Write again exactly the lines in the listing below, starting at the line with "Recreate this image" and ending at the line with "0.298, 0.400, 0.400]", both included. Pictures are not copied.

Source records ▸
-------
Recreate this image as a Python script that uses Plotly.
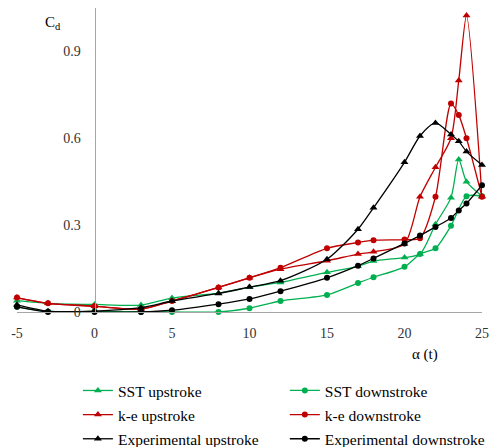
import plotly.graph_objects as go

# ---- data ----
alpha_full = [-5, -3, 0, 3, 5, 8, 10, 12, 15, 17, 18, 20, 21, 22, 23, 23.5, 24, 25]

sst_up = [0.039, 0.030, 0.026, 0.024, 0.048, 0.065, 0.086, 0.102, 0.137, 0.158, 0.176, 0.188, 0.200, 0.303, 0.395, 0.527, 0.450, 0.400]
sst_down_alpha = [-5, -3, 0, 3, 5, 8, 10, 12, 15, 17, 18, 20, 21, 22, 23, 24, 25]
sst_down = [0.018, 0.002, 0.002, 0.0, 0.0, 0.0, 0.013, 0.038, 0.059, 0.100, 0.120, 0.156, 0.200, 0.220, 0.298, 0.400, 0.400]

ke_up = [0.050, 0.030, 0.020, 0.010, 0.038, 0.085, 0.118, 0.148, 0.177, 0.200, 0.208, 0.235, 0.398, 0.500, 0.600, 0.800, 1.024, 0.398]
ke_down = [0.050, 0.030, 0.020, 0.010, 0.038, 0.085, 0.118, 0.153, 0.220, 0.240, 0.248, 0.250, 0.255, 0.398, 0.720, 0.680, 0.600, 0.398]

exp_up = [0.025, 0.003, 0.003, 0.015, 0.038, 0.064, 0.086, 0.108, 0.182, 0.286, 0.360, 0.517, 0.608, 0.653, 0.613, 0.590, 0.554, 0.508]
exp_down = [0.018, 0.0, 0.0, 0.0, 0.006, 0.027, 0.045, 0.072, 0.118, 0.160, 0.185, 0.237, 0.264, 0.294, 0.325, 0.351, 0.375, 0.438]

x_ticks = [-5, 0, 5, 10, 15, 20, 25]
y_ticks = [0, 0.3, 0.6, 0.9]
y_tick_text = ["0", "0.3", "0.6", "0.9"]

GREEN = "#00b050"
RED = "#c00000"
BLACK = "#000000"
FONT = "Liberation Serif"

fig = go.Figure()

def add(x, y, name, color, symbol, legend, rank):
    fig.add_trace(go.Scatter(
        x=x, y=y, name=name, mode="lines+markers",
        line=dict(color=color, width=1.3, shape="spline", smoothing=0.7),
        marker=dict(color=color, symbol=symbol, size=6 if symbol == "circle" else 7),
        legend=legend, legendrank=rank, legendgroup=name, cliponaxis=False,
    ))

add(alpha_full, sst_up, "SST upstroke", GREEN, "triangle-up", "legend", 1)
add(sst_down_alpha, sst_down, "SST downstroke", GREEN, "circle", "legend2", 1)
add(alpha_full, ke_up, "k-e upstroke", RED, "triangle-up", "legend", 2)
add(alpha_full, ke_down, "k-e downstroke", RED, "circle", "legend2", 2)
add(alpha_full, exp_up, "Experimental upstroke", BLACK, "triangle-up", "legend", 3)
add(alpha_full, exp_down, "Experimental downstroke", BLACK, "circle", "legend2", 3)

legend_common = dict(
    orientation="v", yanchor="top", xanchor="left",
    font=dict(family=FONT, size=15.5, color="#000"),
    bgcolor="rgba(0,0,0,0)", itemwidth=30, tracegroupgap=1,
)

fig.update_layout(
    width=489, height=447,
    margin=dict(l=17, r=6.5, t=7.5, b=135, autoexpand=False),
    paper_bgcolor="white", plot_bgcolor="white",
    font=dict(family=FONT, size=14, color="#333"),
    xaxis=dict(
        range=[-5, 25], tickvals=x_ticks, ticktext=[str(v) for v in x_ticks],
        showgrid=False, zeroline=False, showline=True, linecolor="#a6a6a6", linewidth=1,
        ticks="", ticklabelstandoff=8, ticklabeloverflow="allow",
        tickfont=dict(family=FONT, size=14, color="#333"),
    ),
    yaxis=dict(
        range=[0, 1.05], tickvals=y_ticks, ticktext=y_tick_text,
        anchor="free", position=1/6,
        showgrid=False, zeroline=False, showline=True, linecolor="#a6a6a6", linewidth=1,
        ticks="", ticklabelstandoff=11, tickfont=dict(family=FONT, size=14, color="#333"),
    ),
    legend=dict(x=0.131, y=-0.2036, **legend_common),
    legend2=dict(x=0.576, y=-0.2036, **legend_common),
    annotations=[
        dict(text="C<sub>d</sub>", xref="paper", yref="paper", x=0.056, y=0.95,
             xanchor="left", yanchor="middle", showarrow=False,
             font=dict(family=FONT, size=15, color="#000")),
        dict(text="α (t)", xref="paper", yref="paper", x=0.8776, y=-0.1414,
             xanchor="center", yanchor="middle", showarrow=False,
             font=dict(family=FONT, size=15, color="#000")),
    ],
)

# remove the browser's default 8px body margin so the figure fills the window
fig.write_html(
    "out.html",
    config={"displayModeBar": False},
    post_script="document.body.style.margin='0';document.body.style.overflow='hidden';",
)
-------
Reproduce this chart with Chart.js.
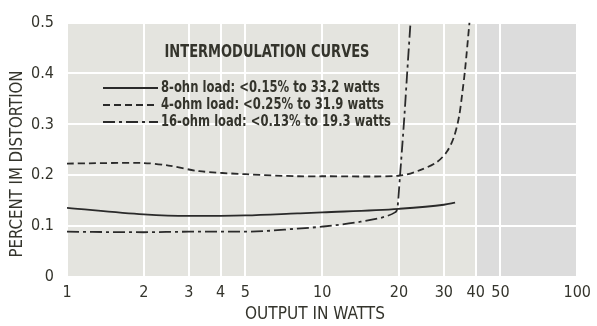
-------
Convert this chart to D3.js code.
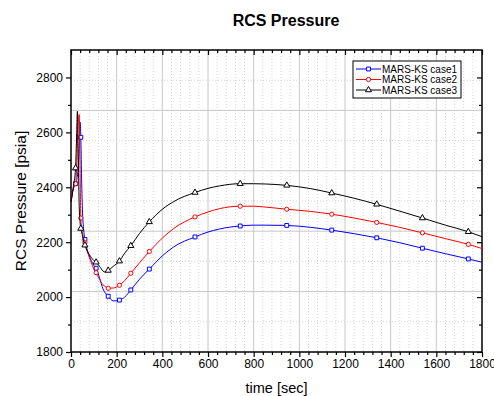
-------
Answer ▸
Recreate this image as a Python script that uses Plotly.
import plotly.graph_objects as go

# ---- data ----
alpha_full = [-5, -3, 0, 3, 5, 8, 10, 12, 15, 17, 18, 20, 21, 22, 23, 23.5, 24, 25]

sst_up = [0.039, 0.030, 0.026, 0.024, 0.048, 0.065, 0.086, 0.102, 0.137, 0.158, 0.176, 0.188, 0.200, 0.303, 0.395, 0.527, 0.450, 0.400]
sst_down_alpha = [-5, -3, 0, 3, 5, 8, 10, 12, 15, 17, 18, 20, 21, 22, 23, 24, 25]
sst_down = [0.018, 0.002, 0.002, 0.0, 0.0, 0.0, 0.013, 0.038, 0.059, 0.100, 0.120, 0.156, 0.200, 0.220, 0.298, 0.400, 0.400]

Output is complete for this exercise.